DIRECTIONS FOR THIS TASK: Transcribe all of the material below word for word and leave out its pictures.

******

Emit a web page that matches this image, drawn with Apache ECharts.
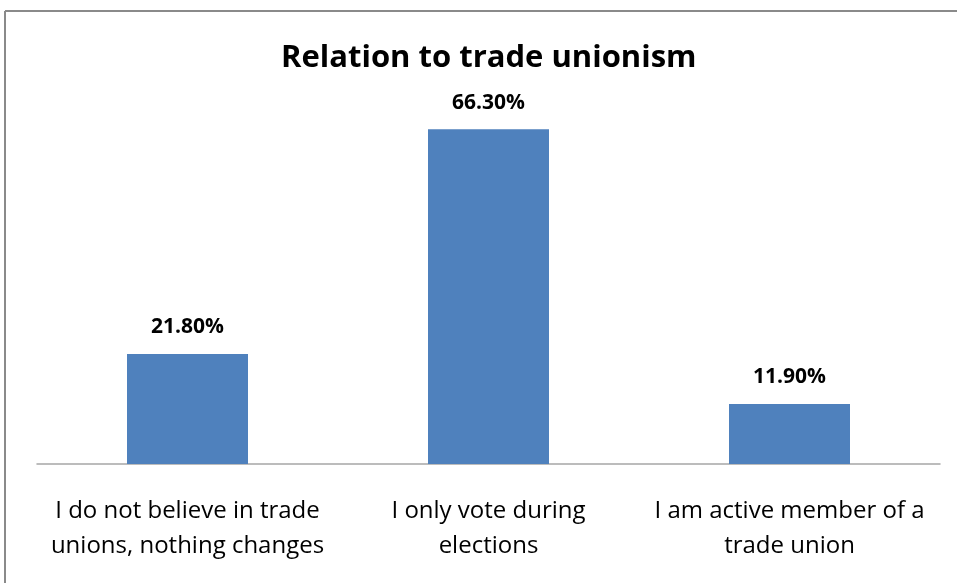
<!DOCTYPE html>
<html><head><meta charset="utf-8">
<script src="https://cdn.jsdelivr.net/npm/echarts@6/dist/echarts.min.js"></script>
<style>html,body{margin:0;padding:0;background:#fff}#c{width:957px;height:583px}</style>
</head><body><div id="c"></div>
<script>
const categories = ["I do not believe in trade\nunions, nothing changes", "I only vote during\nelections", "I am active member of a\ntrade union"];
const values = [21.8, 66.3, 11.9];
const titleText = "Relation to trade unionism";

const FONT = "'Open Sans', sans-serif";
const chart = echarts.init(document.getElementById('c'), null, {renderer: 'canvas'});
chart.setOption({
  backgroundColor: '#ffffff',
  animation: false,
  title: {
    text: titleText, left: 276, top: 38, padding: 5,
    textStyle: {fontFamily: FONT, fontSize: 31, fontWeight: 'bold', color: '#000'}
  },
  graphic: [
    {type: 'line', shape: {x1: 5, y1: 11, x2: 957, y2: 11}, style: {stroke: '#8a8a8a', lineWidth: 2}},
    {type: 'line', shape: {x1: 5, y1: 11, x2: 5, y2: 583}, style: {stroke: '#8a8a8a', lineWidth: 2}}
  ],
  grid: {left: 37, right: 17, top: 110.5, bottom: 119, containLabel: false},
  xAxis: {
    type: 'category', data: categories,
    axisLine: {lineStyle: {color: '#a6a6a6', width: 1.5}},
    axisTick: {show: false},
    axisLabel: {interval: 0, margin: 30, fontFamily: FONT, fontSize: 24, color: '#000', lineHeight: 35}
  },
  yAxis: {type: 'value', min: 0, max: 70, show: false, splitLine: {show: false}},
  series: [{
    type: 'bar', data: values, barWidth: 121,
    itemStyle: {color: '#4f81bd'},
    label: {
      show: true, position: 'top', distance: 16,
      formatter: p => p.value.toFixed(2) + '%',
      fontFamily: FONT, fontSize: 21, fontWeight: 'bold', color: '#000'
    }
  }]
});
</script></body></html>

******

OUTPUT:
Emit a web page that matches this image, drawn with Apache ECharts.
<!DOCTYPE html>
<html><head><meta charset="utf-8">
<script src="https://cdn.jsdelivr.net/npm/echarts@6/dist/echarts.min.js"></script>
<style>html,body{margin:0;padding:0;background:#fff}#c{width:957px;height:583px}</style>
</head><body><div id="c"></div>
<script>
const categories = ["I do not believe in trade\nunions, nothing changes", "I only vote during\nelections", "I am active member of a\ntrade union"];
const values = [21.8, 66.3, 11.9];
const titleText = "Relation to trade unionism";

const FONT = "'Open Sans', sans-serif";
const chart = echarts.init(document.getElementById('c'), null, {renderer: 'canvas'});
chart.setOption({
  backgroundColor: '#ffffff',
  animation: false,
  title: {
    text: titleText, left: 276, top: 38, padding: 5,
    textStyle: {fontFamily: FONT, fontSize: 31, fontWeight: 'bold', color: '#000'}
  },
  graphic: [
    {type: 'line', shape: {x1: 5, y1: 11, x2: 957, y2: 11}, style: {stroke: '#8a8a8a', lineWidth: 2}},
    {type: 'line', shape: {x1: 5, y1: 11, x2: 5, y2: 583}, style: {stroke: '#8a8a8a', lineWidth: 2}}
  ],
  grid: {left: 37, right: 17, top: 110.5, bottom: 119, containLabel: false},
  xAxis: {
    type: 'category', data: categories,
    axisLine: {lineStyle: {color: '#a6a6a6', width: 1.5}},
    axisTick: {show: false},
    axisLabel: {interval: 0, margin: 30, fontFamily: FONT, fontSize: 24, color: '#000', lineHeight: 35}
  },
  yAxis: {type: 'value', min: 0, max: 70, show: false, splitLine: {show: false}},
  series: [{
    type: 'bar', data: values, barWidth: 121,
    itemStyle: {color: '#4f81bd'},
    label: {
      show: true, position: 'top', distance: 16,
      formatter: p => p.value.toFixed(2) + '%',
      fontFamily: FONT, fontSize: 21, fontWeight: 'bold', color: '#000'
    }
  }]
});
</script></body></html>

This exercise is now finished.